> [STATED GOAL]
Identify and copy all lines of the material where the string "LaTeX" is found.

___ DATA EXCERPTS ___

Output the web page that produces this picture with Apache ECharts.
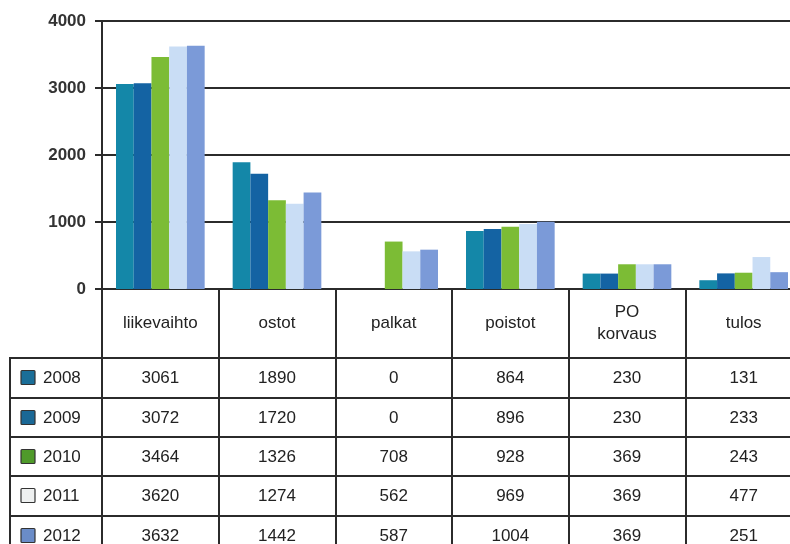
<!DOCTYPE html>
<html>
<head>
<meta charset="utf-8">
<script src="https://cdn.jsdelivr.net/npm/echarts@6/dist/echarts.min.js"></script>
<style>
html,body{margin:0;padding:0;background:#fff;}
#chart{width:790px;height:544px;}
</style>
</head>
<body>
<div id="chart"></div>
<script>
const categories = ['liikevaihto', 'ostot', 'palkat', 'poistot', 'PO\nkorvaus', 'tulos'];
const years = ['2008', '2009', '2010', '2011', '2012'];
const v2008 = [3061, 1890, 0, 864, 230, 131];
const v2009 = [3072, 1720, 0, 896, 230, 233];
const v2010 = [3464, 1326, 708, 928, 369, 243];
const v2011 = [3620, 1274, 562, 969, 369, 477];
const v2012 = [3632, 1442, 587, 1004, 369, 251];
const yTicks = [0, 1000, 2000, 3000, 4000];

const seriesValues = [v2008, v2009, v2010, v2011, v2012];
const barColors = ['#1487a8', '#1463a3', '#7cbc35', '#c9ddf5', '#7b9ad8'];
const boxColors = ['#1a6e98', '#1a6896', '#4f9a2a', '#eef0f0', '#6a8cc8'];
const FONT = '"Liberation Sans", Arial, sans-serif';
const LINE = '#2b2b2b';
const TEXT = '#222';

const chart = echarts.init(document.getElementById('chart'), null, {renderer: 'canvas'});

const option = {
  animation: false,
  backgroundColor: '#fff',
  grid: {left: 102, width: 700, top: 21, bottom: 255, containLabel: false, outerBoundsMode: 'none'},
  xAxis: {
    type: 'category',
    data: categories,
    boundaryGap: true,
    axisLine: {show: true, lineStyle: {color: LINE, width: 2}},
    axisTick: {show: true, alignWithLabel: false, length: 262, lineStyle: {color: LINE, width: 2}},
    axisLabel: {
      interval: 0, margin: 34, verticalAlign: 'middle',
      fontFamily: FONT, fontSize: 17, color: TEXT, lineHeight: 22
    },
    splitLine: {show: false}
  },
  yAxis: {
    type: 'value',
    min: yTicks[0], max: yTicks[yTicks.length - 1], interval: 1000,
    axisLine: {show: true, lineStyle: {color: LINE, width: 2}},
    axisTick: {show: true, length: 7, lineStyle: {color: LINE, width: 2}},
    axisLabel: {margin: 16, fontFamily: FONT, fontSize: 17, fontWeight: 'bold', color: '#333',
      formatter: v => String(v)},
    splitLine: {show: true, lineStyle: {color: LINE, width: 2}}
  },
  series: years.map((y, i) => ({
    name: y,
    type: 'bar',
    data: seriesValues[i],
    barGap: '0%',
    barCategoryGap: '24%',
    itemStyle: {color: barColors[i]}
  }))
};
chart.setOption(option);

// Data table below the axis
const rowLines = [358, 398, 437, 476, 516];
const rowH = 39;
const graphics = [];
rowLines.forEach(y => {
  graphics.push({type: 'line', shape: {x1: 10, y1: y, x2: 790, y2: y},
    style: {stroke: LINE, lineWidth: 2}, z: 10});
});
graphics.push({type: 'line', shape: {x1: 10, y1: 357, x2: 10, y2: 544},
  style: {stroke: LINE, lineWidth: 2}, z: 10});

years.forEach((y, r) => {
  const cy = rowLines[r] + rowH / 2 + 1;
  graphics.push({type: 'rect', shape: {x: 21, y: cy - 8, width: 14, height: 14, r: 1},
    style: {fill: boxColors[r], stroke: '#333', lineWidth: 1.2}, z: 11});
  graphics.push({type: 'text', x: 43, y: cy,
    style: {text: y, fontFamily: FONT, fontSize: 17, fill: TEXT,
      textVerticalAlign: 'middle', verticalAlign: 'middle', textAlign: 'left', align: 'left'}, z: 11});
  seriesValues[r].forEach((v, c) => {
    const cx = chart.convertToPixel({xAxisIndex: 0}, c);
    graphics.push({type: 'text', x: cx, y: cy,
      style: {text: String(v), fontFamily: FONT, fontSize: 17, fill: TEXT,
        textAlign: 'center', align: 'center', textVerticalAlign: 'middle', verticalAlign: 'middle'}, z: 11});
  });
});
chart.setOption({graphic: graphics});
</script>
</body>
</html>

___
___ DATA EXCERPTS ___

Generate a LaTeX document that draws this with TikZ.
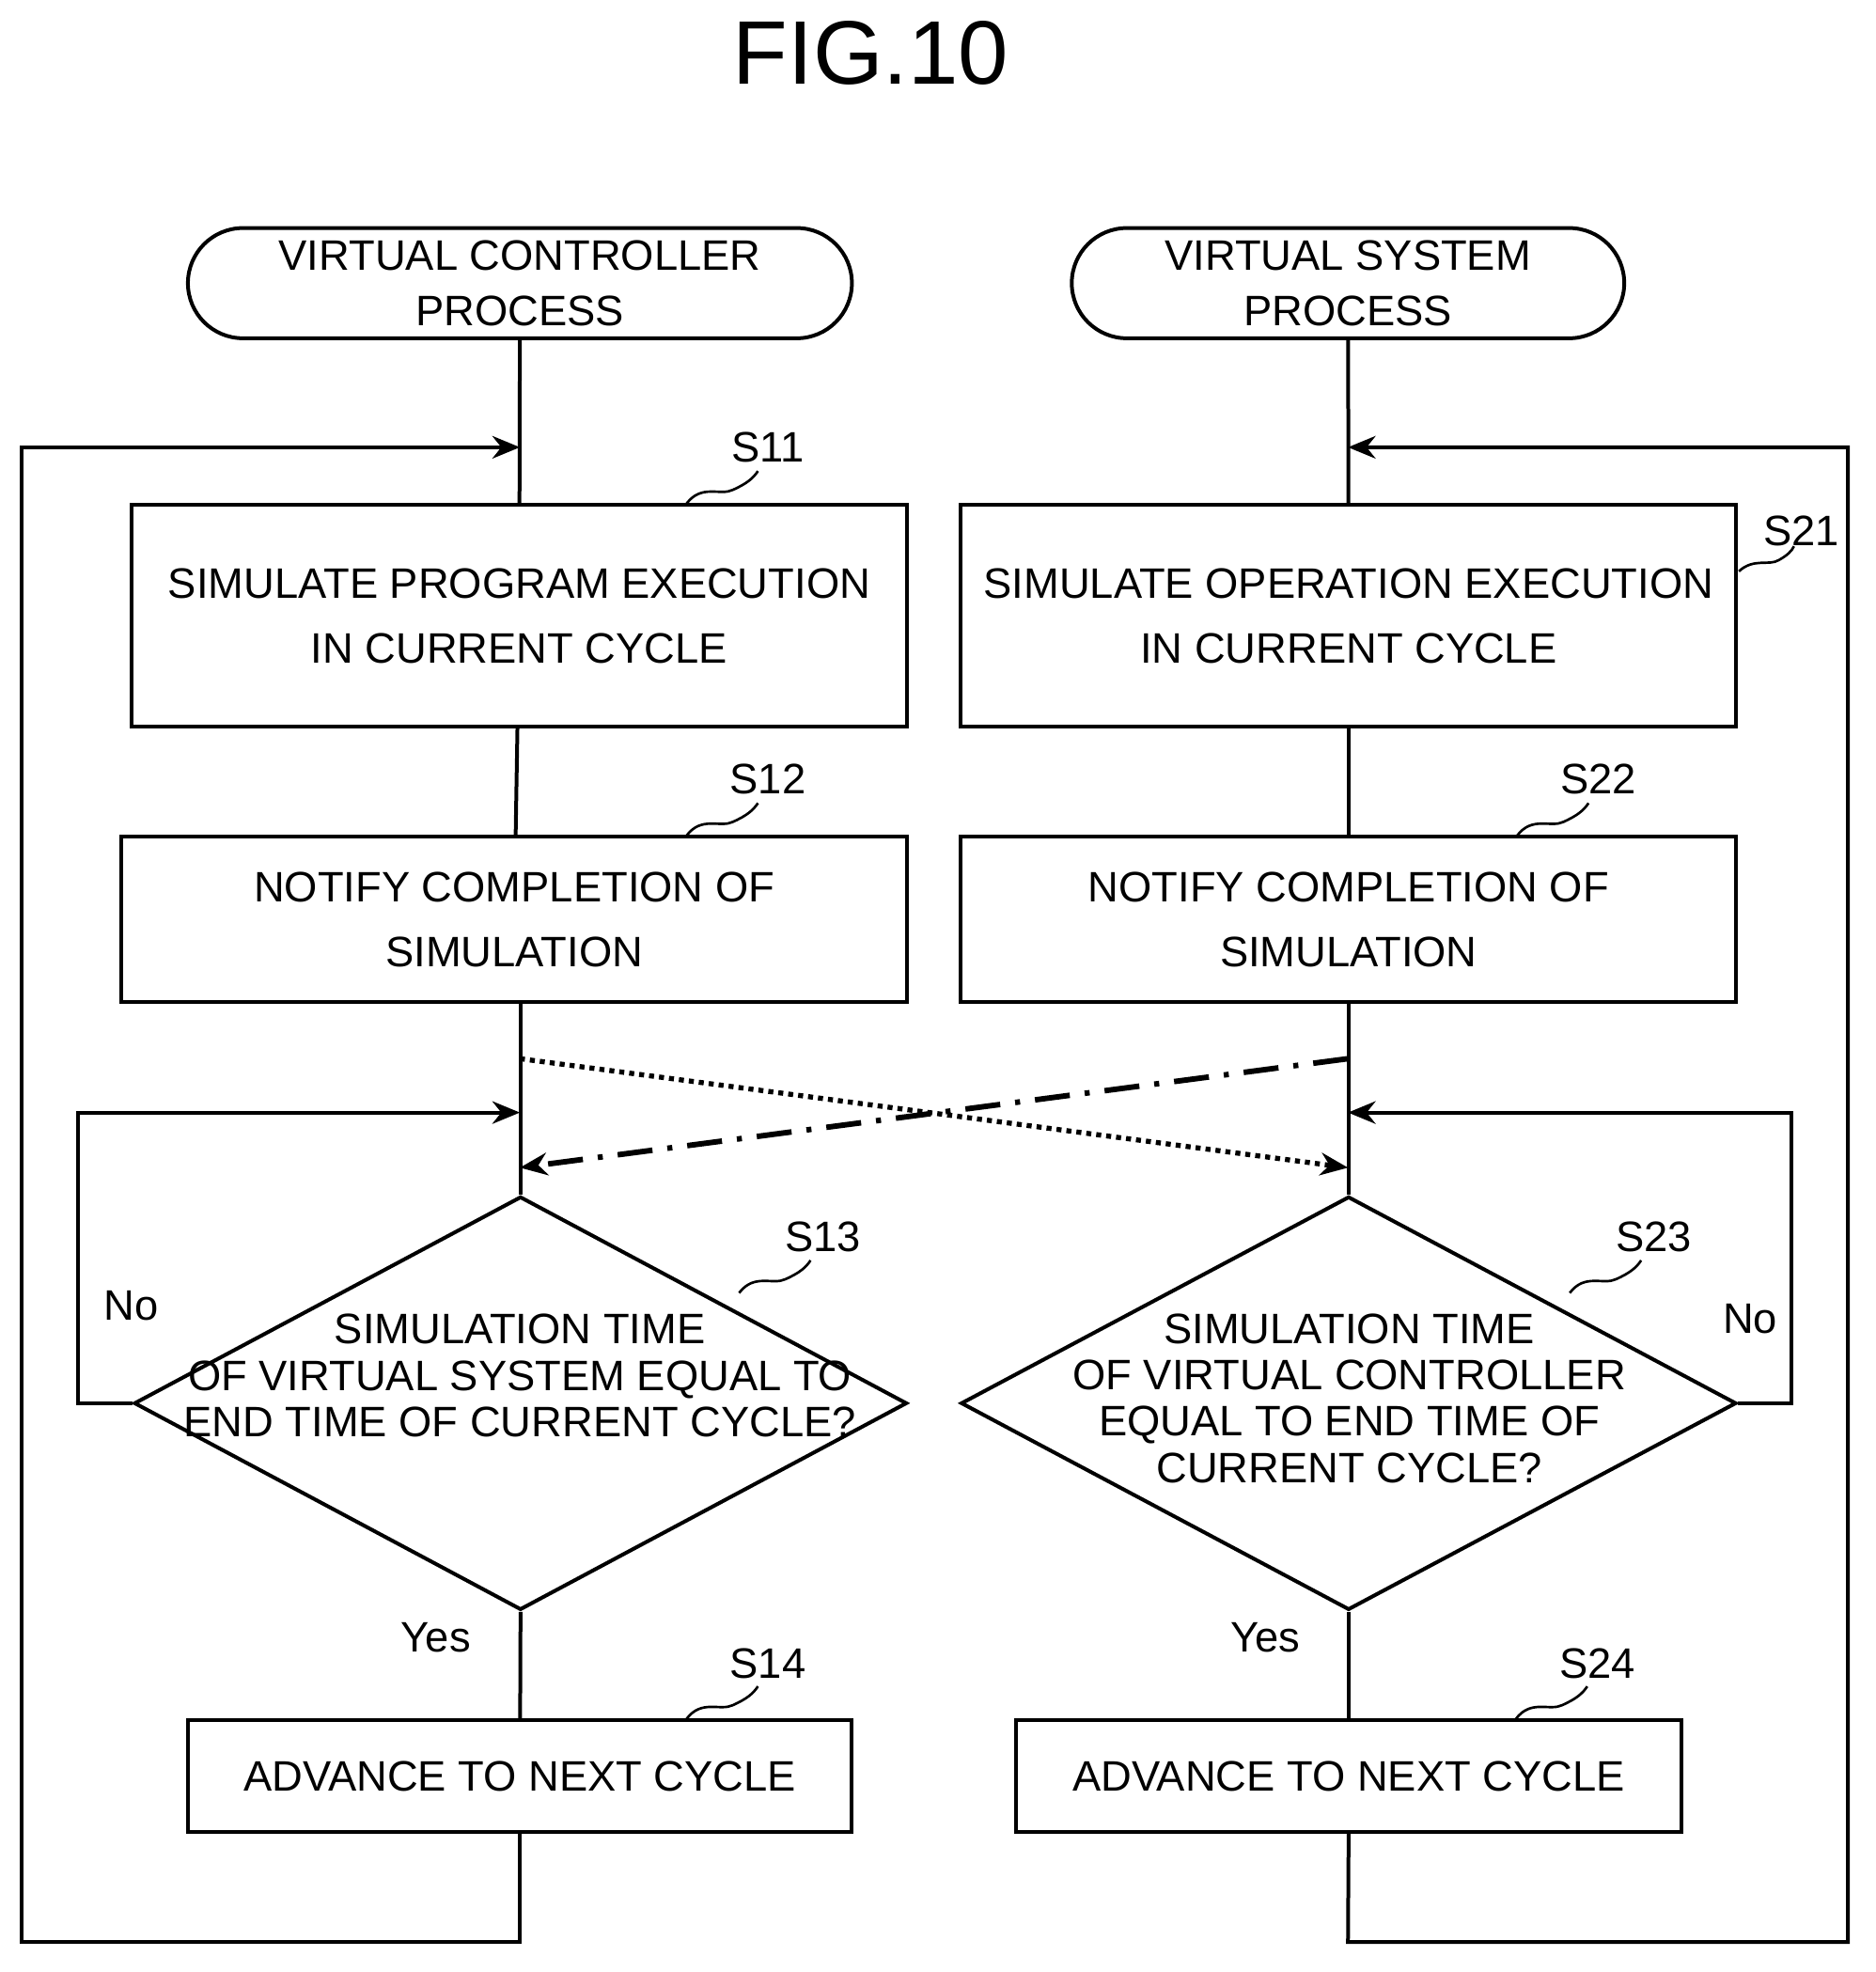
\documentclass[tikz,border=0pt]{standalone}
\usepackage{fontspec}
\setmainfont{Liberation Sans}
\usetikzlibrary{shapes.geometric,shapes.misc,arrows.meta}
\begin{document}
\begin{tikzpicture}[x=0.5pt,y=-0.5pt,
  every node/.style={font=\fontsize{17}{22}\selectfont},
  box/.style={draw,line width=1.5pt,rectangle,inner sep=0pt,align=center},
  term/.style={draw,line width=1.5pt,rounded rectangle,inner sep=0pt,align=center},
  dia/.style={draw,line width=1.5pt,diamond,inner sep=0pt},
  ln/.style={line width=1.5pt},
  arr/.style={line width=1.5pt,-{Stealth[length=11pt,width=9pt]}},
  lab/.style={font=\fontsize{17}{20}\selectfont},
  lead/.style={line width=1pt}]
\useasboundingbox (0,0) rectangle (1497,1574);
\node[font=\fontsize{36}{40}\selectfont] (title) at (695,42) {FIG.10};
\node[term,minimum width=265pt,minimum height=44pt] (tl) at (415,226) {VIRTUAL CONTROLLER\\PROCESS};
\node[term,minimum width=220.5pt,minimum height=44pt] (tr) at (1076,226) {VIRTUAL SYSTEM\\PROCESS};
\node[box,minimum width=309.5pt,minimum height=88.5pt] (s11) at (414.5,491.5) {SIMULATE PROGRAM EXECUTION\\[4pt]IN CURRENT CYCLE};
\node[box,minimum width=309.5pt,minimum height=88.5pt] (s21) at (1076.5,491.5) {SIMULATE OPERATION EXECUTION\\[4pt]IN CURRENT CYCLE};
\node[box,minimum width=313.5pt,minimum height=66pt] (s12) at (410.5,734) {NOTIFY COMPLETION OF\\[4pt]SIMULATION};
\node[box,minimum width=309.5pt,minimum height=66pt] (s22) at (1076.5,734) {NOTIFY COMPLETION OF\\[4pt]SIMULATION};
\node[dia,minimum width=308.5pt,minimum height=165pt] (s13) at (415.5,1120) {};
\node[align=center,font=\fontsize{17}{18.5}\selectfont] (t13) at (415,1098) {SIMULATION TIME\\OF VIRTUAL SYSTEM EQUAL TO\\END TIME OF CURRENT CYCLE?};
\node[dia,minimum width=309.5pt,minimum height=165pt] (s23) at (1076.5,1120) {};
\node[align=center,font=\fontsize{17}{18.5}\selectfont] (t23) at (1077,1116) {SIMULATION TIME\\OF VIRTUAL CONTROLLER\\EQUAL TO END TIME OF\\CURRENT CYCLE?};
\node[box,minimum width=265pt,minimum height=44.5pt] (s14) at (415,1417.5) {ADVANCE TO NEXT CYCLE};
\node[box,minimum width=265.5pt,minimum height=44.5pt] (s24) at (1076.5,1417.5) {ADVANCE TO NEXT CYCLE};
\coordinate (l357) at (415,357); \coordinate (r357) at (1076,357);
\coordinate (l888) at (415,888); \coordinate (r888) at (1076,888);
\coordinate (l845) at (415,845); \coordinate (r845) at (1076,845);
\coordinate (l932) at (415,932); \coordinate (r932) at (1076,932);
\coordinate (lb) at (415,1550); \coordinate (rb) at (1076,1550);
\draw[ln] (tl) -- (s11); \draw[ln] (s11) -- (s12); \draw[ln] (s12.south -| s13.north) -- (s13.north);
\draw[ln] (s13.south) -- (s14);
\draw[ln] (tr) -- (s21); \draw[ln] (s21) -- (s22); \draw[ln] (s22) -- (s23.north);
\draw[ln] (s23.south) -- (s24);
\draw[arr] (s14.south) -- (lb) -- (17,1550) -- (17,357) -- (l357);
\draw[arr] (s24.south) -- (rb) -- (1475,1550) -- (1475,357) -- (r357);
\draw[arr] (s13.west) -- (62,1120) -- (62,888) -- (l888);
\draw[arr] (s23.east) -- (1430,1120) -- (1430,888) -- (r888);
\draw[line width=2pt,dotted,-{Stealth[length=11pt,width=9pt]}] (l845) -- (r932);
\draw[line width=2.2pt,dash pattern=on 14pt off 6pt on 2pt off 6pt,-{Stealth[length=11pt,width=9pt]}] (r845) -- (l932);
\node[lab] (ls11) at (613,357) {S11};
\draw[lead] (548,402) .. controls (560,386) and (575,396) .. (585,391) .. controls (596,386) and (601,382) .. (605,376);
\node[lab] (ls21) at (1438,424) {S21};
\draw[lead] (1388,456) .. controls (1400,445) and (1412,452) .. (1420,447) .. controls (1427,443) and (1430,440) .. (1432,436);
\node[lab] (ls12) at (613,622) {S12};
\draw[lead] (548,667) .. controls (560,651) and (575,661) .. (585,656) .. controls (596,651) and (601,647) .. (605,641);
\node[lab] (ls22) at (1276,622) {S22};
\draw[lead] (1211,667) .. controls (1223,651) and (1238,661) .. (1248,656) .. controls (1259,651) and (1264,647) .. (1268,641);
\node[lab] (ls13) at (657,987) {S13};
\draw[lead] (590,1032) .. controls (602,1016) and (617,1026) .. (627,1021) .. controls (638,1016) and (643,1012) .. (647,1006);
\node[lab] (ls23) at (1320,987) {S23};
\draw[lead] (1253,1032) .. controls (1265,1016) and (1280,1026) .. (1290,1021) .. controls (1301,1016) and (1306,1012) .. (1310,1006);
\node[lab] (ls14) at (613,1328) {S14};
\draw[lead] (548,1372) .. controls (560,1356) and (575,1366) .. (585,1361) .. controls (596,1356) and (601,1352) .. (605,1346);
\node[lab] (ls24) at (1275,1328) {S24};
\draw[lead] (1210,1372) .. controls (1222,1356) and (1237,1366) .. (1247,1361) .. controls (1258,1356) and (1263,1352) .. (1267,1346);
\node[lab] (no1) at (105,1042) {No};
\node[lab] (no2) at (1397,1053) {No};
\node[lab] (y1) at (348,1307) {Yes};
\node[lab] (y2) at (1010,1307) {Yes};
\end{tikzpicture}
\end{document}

___
___ DATA EXCERPTS ___

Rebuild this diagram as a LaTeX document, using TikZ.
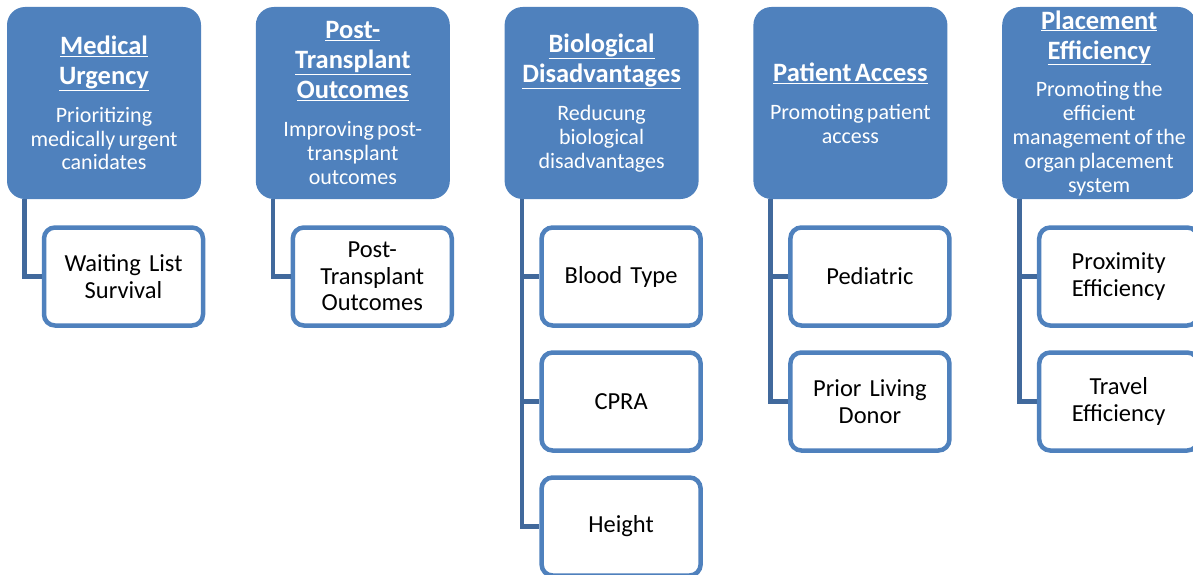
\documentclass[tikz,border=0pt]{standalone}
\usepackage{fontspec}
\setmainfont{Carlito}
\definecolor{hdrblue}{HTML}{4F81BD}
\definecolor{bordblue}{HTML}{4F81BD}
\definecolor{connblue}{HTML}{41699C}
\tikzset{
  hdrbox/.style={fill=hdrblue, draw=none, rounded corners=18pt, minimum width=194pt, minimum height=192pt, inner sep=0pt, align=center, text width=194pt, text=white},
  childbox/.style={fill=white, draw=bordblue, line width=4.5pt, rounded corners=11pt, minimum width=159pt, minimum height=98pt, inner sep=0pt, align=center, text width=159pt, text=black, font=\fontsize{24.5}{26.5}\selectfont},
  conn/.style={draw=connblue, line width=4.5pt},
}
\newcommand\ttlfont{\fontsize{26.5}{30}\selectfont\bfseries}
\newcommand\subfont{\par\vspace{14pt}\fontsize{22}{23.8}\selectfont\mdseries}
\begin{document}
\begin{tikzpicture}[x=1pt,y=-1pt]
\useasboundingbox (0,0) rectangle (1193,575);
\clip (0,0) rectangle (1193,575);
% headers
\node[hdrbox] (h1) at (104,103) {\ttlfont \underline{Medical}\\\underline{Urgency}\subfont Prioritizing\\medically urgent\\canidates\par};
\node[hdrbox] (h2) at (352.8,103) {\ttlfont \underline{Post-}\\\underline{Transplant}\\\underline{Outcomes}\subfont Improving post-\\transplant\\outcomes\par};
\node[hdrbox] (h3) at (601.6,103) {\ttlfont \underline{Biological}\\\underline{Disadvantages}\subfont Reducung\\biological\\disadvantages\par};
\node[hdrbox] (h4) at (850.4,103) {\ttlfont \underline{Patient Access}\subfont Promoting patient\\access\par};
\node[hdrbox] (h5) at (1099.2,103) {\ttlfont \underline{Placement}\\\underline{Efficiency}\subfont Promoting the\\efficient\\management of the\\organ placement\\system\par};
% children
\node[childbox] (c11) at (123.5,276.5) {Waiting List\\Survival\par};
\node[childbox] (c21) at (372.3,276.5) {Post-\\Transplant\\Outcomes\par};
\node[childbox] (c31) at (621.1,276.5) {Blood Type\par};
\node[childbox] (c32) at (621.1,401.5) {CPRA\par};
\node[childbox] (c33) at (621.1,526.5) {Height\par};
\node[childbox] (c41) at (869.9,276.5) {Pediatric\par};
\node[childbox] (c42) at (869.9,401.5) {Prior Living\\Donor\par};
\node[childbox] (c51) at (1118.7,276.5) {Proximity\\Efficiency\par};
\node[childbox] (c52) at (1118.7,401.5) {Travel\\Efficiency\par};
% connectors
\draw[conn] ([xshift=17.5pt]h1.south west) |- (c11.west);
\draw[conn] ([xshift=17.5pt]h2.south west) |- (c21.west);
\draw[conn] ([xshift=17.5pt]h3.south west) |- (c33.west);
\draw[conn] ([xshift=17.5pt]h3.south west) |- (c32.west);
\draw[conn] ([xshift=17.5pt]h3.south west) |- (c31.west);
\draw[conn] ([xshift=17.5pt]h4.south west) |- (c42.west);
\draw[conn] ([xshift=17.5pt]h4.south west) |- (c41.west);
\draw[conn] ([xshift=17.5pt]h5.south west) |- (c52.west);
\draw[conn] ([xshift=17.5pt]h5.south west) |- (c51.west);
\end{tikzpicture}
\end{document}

___

> [ANSWER TO THE PROBLEM]
Generate a LaTeX document that draws this with TikZ.
Rebuild this diagram as a LaTeX document, using TikZ.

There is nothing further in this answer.